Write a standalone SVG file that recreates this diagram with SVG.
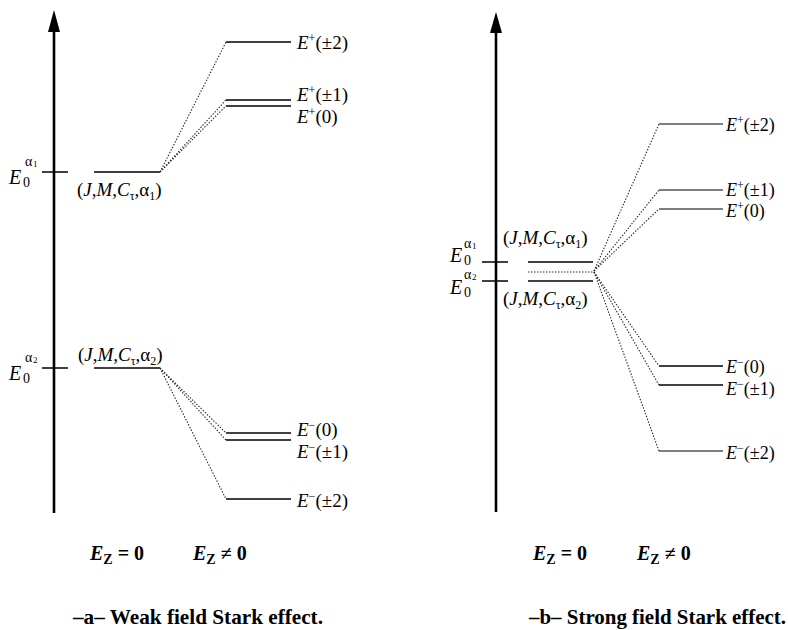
<svg xmlns="http://www.w3.org/2000/svg" width="788" height="630" viewBox="0 0 788 630" font-family="'Liberation Serif', 'Times New Roman', serif">
<style>
text{font-family:"Liberation Serif","Times New Roman",serif;fill:#000}
.lbl{font-size:19px}
.lbr{font-size:18px}
.it{font-style:italic}
.sm{font-size:12px}
.tk{font-size:20px;font-style:italic}
.sb{font-size:14px}
.sa{font-size:14px}
.s1{font-size:9px}
.axis{stroke:#000;stroke-width:2.6;fill:none}
.lev{stroke:#000;stroke-width:1.5;fill:none}
.lev2{stroke:#000;stroke-width:1.2;fill:none}
.dot{stroke:#222;stroke-width:1.1;stroke-dasharray:1.4 1.6;fill:none}
.bold{font-weight:bold;font-size:20px}
.cap{font-weight:bold;font-size:21px}
</style>

<!-- Panel a -->
<g id="axis-a">
<line class="axis" x1="54" y1="30" x2="54" y2="513"/>
<polygon points="48,32 60,32 54,10" fill="#000"/>
<line class="lev" x1="42" y1="172" x2="68" y2="172"/>
<line class="lev" x1="42" y1="368" x2="68" y2="368"/>
</g>
<g id="tick-a-alpha1">
<text class="tk" x="9" y="184">E</text>
<text class="sb" x="23" y="187">0</text>
<text class="sa" x="25" y="166">α</text>
<text class="s1" x="33" y="167">1</text>
</g>
<g id="tick-a-alpha2">
<text class="tk" x="9" y="380">E</text>
<text class="sb" x="23" y="383">0</text>
<text class="sa" x="25" y="362">α</text>
<text class="s1" x="33" y="363">2</text>
</g>
<g id="level-a-alpha1">
<line class="lev" x1="94" y1="172" x2="160" y2="172"/>
<text class="lbl" x="77" y="196">(<tspan class="it">J</tspan>,<tspan class="it">M</tspan>,<tspan class="it">C</tspan><tspan class="sm" dy="4">τ</tspan><tspan dy="-4">,α</tspan><tspan class="sm" dy="4">1</tspan><tspan dy="-4">)</tspan></text>
</g>
<g id="level-a-alpha2">
<line class="lev" x1="94" y1="368" x2="160" y2="368"/>
<text class="lbl" x="78" y="361">(<tspan class="it">J</tspan>,<tspan class="it">M</tspan>,<tspan class="it">C</tspan><tspan class="sm" dy="4">τ</tspan><tspan dy="-4">,α</tspan><tspan class="sm" dy="4">2</tspan><tspan dy="-4">)</tspan></text>
</g>
<g id="a-Ep2">
<line class="lev" x1="226" y1="42" x2="291" y2="42"/>
<text class="lbl" x="297" y="49"><tspan class="it">E</tspan><tspan class="sm" dy="-7">+</tspan><tspan dy="7">(±2)</tspan></text>
</g>
<g id="a-Ep1">
<line class="lev" x1="226" y1="100" x2="291" y2="100"/>
<text class="lbl" x="297" y="101"><tspan class="it">E</tspan><tspan class="sm" dy="-7">+</tspan><tspan dy="7">(±1)</tspan></text>
</g>
<g id="a-Ep0">
<line class="lev" x1="226" y1="106" x2="291" y2="106"/>
<text class="lbl" x="297" y="123"><tspan class="it">E</tspan><tspan class="sm" dy="-7">+</tspan><tspan dy="7">(0)</tspan></text>
</g>
<g id="a-Em0">
<line class="lev" x1="226" y1="433" x2="291" y2="433"/>
<text class="lbl" x="297" y="436"><tspan class="it">E</tspan><tspan class="sm" dy="-7">−</tspan><tspan dy="7">(0)</tspan></text>
</g>
<g id="a-Em1">
<line class="lev" x1="226" y1="440" x2="291" y2="440"/>
<text class="lbl" x="297" y="458"><tspan class="it">E</tspan><tspan class="sm" dy="-7">−</tspan><tspan dy="7">(±1)</tspan></text>
</g>
<g id="a-Em2">
<line class="lev" x1="226" y1="499" x2="291" y2="499"/>
<text class="lbl" x="297" y="507"><tspan class="it">E</tspan><tspan class="sm" dy="-7">−</tspan><tspan dy="7">(±2)</tspan></text>
</g>

<!-- Panel b -->
<g id="axis-b">
<line class="axis" x1="496" y1="32" x2="496" y2="512"/>
<polygon points="490,33 502,33 496,12" fill="#000"/>
<line class="lev" x1="482" y1="262" x2="508" y2="262"/>
<line class="lev" x1="482" y1="281" x2="508" y2="281"/>
</g>
<g id="tick-b-alpha1">
<text class="tk" x="450" y="262">E</text>
<text class="sb" x="464" y="265">0</text>
<text class="sa" x="464" y="248">α</text>
<text class="s1" x="472" y="249">1</text>
</g>
<g id="tick-b-alpha2">
<text class="tk" x="450" y="294">E</text>
<text class="sb" x="464" y="297">0</text>
<text class="sa" x="464" y="279">α</text>
<text class="s1" x="472" y="280">2</text>
</g>
<g id="level-b-alpha1">
<line class="lev" x1="528" y1="262" x2="593" y2="262"/>
<text class="lbl" x="503" y="244">(<tspan class="it">J</tspan>,<tspan class="it">M</tspan>,<tspan class="it">C</tspan><tspan class="sm" dy="4">τ</tspan><tspan dy="-4">,α</tspan><tspan class="sm" dy="4">1</tspan><tspan dy="-4">)</tspan></text>
</g>
<g id="level-b-alpha2">
<line class="lev" x1="528" y1="281" x2="593" y2="281"/>
<text class="lbl" x="503" y="305">(<tspan class="it">J</tspan>,<tspan class="it">M</tspan>,<tspan class="it">C</tspan><tspan class="sm" dy="4">τ</tspan><tspan dy="-4">,α</tspan><tspan class="sm" dy="4">2</tspan><tspan dy="-4">)</tspan></text>
</g>
<g id="b-Ep2">
<line class="lev2" x1="659" y1="124" x2="723" y2="124"/>
<text class="lbr" x="726" y="131"><tspan class="it">E</tspan><tspan class="sm" dy="-7">+</tspan><tspan dy="7">(±2)</tspan></text>
</g>
<g id="b-Ep1">
<line class="lev2" x1="659" y1="190" x2="723" y2="190"/>
<text class="lbr" x="726" y="196"><tspan class="it">E</tspan><tspan class="sm" dy="-7">+</tspan><tspan dy="7">(±1)</tspan></text>
</g>
<g id="b-Ep0">
<line class="lev2" x1="659" y1="209" x2="723" y2="209"/>
<text class="lbr" x="726" y="217"><tspan class="it">E</tspan><tspan class="sm" dy="-7">+</tspan><tspan dy="7">(0)</tspan></text>
</g>
<g id="b-Em0">
<line class="lev" x1="659" y1="366" x2="723" y2="366"/>
<text class="lbr" x="726" y="373"><tspan class="it">E</tspan><tspan class="sm" dy="-7">−</tspan><tspan dy="7">(0)</tspan></text>
</g>
<g id="b-Em1">
<line class="lev" x1="659" y1="385" x2="723" y2="385"/>
<text class="lbr" x="726" y="395"><tspan class="it">E</tspan><tspan class="sm" dy="-7">−</tspan><tspan dy="7">(±1)</tspan></text>
</g>
<g id="b-Em2">
<line class="lev2" x1="659" y1="451" x2="723" y2="451"/>
<text class="lbr" x="726" y="459"><tspan class="it">E</tspan><tspan class="sm" dy="-7">−</tspan><tspan dy="7">(±2)</tspan></text>
</g>

<g id="connectors">
<line class="dot" x1="160" y1="172" x2="226" y2="42"/>
<line class="dot" x1="160" y1="172" x2="226" y2="100"/>
<line class="dot" x1="160" y1="172" x2="226" y2="106"/>
<line class="dot" x1="160" y1="368" x2="226" y2="433"/>
<line class="dot" x1="160" y1="368" x2="226" y2="440"/>
<line class="dot" x1="160" y1="368" x2="226" y2="499"/>
<line class="dot" x1="528" y1="272" x2="594" y2="272"/>
<line class="dot" x1="594" y1="271" x2="659" y2="124"/>
<line class="dot" x1="594" y1="271" x2="659" y2="190"/>
<line class="dot" x1="594" y1="271" x2="659" y2="209"/>
<line class="dot" x1="594" y1="272" x2="659" y2="366"/>
<line class="dot" x1="594" y1="272" x2="659" y2="385"/>
<line class="dot" x1="594" y1="272" x2="659" y2="451"/>
</g>

<g id="field-labels">
<text class="bold" x="90" y="560"><tspan font-style="italic">E</tspan><tspan font-size="14" dy="4">Z</tspan><tspan dy="-4"> = 0</tspan></text>
<text class="bold" x="193" y="560"><tspan font-style="italic">E</tspan><tspan font-size="14" dy="4">Z</tspan><tspan dy="-4"> ≠ 0</tspan></text>
<text class="bold" x="533" y="560"><tspan font-style="italic">E</tspan><tspan font-size="14" dy="4">Z</tspan><tspan dy="-4"> = 0</tspan></text>
<text class="bold" x="637" y="560"><tspan font-style="italic">E</tspan><tspan font-size="14" dy="4">Z</tspan><tspan dy="-4"> ≠ 0</tspan></text>
</g>
<g id="captions">
<text class="cap" x="73" y="624" textLength="250" lengthAdjust="spacingAndGlyphs">–a– Weak field Stark effect.</text>
<text class="cap" x="529" y="624" textLength="257" lengthAdjust="spacingAndGlyphs">–b– Strong field Stark effect.</text>
</g>
</svg>
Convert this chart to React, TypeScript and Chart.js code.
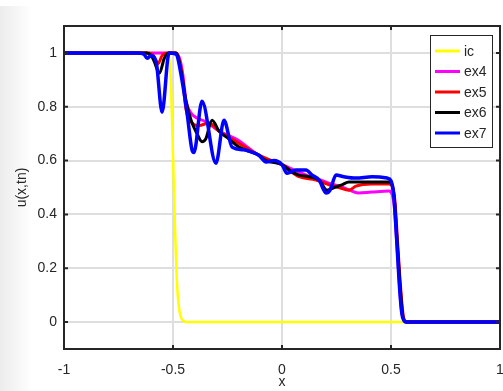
import React, { useEffect, useRef } from "react";
import { Chart, registerables } from "chart.js";
Chart.register(...registerables);

const xTicks = [-1, -0.5, 0, 0.5, 1];
const yTicks = [0, 0.2, 0.4, 0.6, 0.8, 1];
const xTickLabels = ["-1", "-0.5", "0", "0.5", "1"];
const yTickLabels = ["0", "0.2", "0.4", "0.6", "0.8", "1"];
const seriesLabels = ["ic", "ex4", "ex5", "ex6", "ex7"];
const seriesColors = ["#ffff00", "#ff00ff", "#ff0000", "#000000", "#0000ff"];

const icX = [-1, -0.53, -0.518, -0.51, -0.5, -0.49, -0.48, -0.47, -0.46, -0.45, -0.44, 1];
const icY = [1, 1, 0.98, 0.9, 0.62, 0.33, 0.12, 0.04, 0.012, 0.003, 0, 0];

const ex4X = [-1, -0.6, -0.52, -0.49, -0.47, -0.455, -0.44, -0.42, -0.395, -0.35, -0.29, -0.21, -0.106, 0.0, 0.1, 0.17, 0.22, 0.28, 0.31, 0.35, 0.41, 0.49, 0.505, 0.515, 0.53, 0.545, 0.555, 0.57, 1];
const ex4Y = [1, 1, 1, 1, 0.98, 0.92, 0.82, 0.78, 0.76, 0.745, 0.71, 0.68, 0.62, 0.585, 0.55, 0.53, 0.515, 0.5, 0.49, 0.48, 0.483, 0.487, 0.475, 0.43, 0.25, 0.07, 0.015, 0, 0];

const ex5X = [-1, -0.62, -0.59, -0.569, -0.55, -0.52, -0.486, -0.46, -0.44, -0.413, -0.381, -0.335, -0.289, -0.229, -0.106, -0.05, 0.0, 0.03, 0.078, 0.156, 0.216, 0.261, 0.307, 0.339, 0.413, 0.49, 0.505, 0.518, 0.53, 0.545, 0.557, 0.573, 1];
const ex5Y = [1, 1, 0.99, 0.96, 0.99, 1, 1, 0.93, 0.79, 0.74, 0.73, 0.74, 0.71, 0.68, 0.62, 0.6, 0.585, 0.565, 0.54, 0.528, 0.51, 0.5, 0.49, 0.505, 0.513, 0.513, 0.505, 0.45, 0.3, 0.12, 0.02, 0, 0];

const ex6X = [-1, -0.62, -0.6, -0.587, -0.562, -0.54, -0.52, -0.486, -0.46, -0.44, -0.417, -0.39, -0.367, -0.35, -0.321, -0.289, -0.243, -0.197, -0.106, -0.073, 0.0, 0.046, 0.078, 0.124, 0.17, 0.206, 0.239, 0.275, 0.307, 0.4, 0.49, 0.505, 0.516, 0.53, 0.545, 0.555, 0.57, 1];
const ex6Y = [1, 1, 0.99, 0.97, 0.925, 0.98, 1, 1, 0.92, 0.82, 0.75, 0.7, 0.67, 0.68, 0.75, 0.71, 0.68, 0.65, 0.62, 0.6, 0.585, 0.558, 0.546, 0.54, 0.528, 0.49, 0.5, 0.51, 0.52, 0.52, 0.52, 0.51, 0.45, 0.28, 0.1, 0.02, 0, 0];

const ex7X = [-1, -0.661, -0.633, -0.619, -0.601, -0.578, -0.55, -0.518, -0.486, -0.459, -0.436, -0.413, -0.404, -0.367, -0.303, -0.266, -0.229, -0.174, -0.151, -0.106, -0.073, -0.037, 0.0, 0.023, 0.064, 0.11, 0.138, 0.17, 0.202, 0.22, 0.248, 0.284, 0.339, 0.413, 0.482, 0.5, 0.513, 0.525, 0.54, 0.55, 0.56, 0.57, 1];
const ex7Y = [1, 1, 0.995, 0.98, 0.99, 0.97, 0.78, 1, 0.995, 0.9, 0.78, 0.64, 0.63, 0.82, 0.59, 0.75, 0.65, 0.64, 0.635, 0.62, 0.595, 0.6, 0.585, 0.553, 0.565, 0.565, 0.546, 0.528, 0.48, 0.49, 0.546, 0.54, 0.535, 0.54, 0.535, 0.525, 0.47, 0.32, 0.12, 0.03, 0.005, 0, 0];

const seriesX = [icX, ex4X, ex5X, ex6X, ex7X];
const seriesY = [icY, ex4Y, ex5Y, ex6Y, ex7Y];
const seriesWidths = [2.5, 3, 3, 3, 3.5];

const FONT = "'Liberation Sans', Arial, sans-serif";
const AXIS_COLOR = "#262626";

const framePlugin = {
  id: "framePlugin",
  beforeDraw(chart: any) {
    const ctx = chart.ctx;
    ctx.save();
    const g = ctx.createLinearGradient(0, 0, 32, 0);
    g.addColorStop(0, "#ececec");
    g.addColorStop(1, "#ffffff");
    ctx.fillStyle = g;
    ctx.fillRect(0, 6, 32, chart.height - 6);
    ctx.restore();
  },
  afterDraw(chart: any) {
    const ctx = chart.ctx;
    const { left, right, top, bottom } = chart.chartArea;
    const xs = chart.scales.x;
    const ys = chart.scales.y;
    ctx.save();
    ctx.strokeStyle = AXIS_COLOR;
    ctx.lineWidth = 2;
    ctx.strokeRect(left, top, right - left, bottom - top);
    ctx.lineWidth = 2;
    const tl = 4;
    ctx.beginPath();
    xTicks.forEach((v) => {
      const p = xs.getPixelForValue(v);
      ctx.moveTo(p, bottom);
      ctx.lineTo(p, bottom - tl);
      ctx.moveTo(p, top);
      ctx.lineTo(p, top + tl);
    });
    yTicks.forEach((v) => {
      const p = ys.getPixelForValue(v);
      ctx.moveTo(left, p);
      ctx.lineTo(left + tl, p);
      ctx.moveTo(right, p);
      ctx.lineTo(right - tl, p);
    });
    ctx.stroke();

    // legend
    const bx = 430, by = 35, bw = 62, bh = 112;
    ctx.fillStyle = "#ffffff";
    ctx.fillRect(bx, by, bw, bh);
    ctx.strokeStyle = "#262626";
    ctx.lineWidth = 1;
    ctx.strokeRect(bx + 0.5, by + 0.5, bw, bh);
    ctx.font = "14px " + FONT;
    ctx.textBaseline = "middle";
    ctx.textAlign = "left";
    chart.data.datasets.forEach((ds: any, i: number) => {
      const y = 51 + i * 20.5;
      ctx.strokeStyle = ds.borderColor;
      ctx.lineWidth = 3;
      ctx.beginPath();
      ctx.moveTo(435, y);
      ctx.lineTo(460, y);
      ctx.stroke();
      ctx.fillStyle = AXIS_COLOR;
      ctx.fillText(ds.label, 464, y + 1);
    });
    ctx.restore();
  },
};

export default function App() {
  const ref = useRef<HTMLCanvasElement>(null);
  useEffect(() => {
    if (!ref.current) return;
    const datasets = seriesLabels.map((label, i) => ({
      label,
      data: seriesX[i].map((x, j) => ({ x, y: seriesY[i][j] })),
      borderColor: seriesColors[i],
      backgroundColor: seriesColors[i],
      borderWidth: seriesWidths[i],
      pointRadius: 0,
      fill: false,
      cubicInterpolationMode: "monotone" as const,
      order: seriesLabels.length - i,
    }));
    const chart = new Chart(ref.current, {
      type: "line",
      data: { datasets },
      options: {
        animation: false,
        responsive: false,
        devicePixelRatio: 1,
        layout: { padding: { left: 0, right: 3, top: 26, bottom: 0 } },
        plugins: { legend: { display: false }, tooltip: { enabled: false } },
        scales: {
          x: {
            type: "linear",
            min: -1,
            max: 1,
            afterBuildTicks: (s: any) => {
              s.ticks = xTicks.map((v) => ({ value: v }));
            },
            afterFit: (s: any) => {
              s.height = 42;
              s.paddingLeft = 0;
              s.paddingRight = 0;
            },
            ticks: {
              autoSkip: false,
              maxRotation: 0,
              padding: 13,
              color: AXIS_COLOR,
              font: { family: FONT, size: 14 },
              callback: (v: any) => xTickLabels[xTicks.indexOf(Number(v))] ?? String(v),
            },
            grid: { color: "#dedede", lineWidth: 2, drawTicks: false },
            border: { display: false },
            title: {
              display: true,
              text: "x",
              color: AXIS_COLOR,
              font: { family: FONT, size: 14 },
              padding: { top: 0, bottom: 0 },
            },
          },
          y: {
            type: "linear",
            min: -0.1,
            max: 1.1,
            afterBuildTicks: (s: any) => {
              s.ticks = yTicks.map((v) => ({ value: v }));
            },
            afterFit: (s: any) => {
              s.width = 64;
              s.paddingTop = 0;
              s.paddingBottom = 0;
            },
            ticks: {
              autoSkip: false,
              padding: 7,
              color: AXIS_COLOR,
              font: { family: FONT, size: 14 },
              callback: (v: any) => yTickLabels[yTicks.indexOf(Number(v))] ?? String(v),
            },
            grid: { color: "#dedede", lineWidth: 2, drawTicks: false },
            border: { display: false },
            title: {
              display: true,
              text: "u(x,tn)",
              color: AXIS_COLOR,
              font: { family: FONT, size: 14 },
              padding: { top: 14, bottom: 0 },
            },
          },
        },
      },
      plugins: [framePlugin],
    });
    return () => chart.destroy();
  }, []);
  return (
    <div style={{ position: "absolute", left: 0, top: 0, width: 503, height: 391, background: "#ffffff" }}>
      <canvas ref={ref} width={503} height={391} style={{ width: 503, height: 391, display: "block" }} />
    </div>
  );
}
· · · ·
The word "this" appears in how many lines of the records? Give the number only.

▸ THE REPLY:
2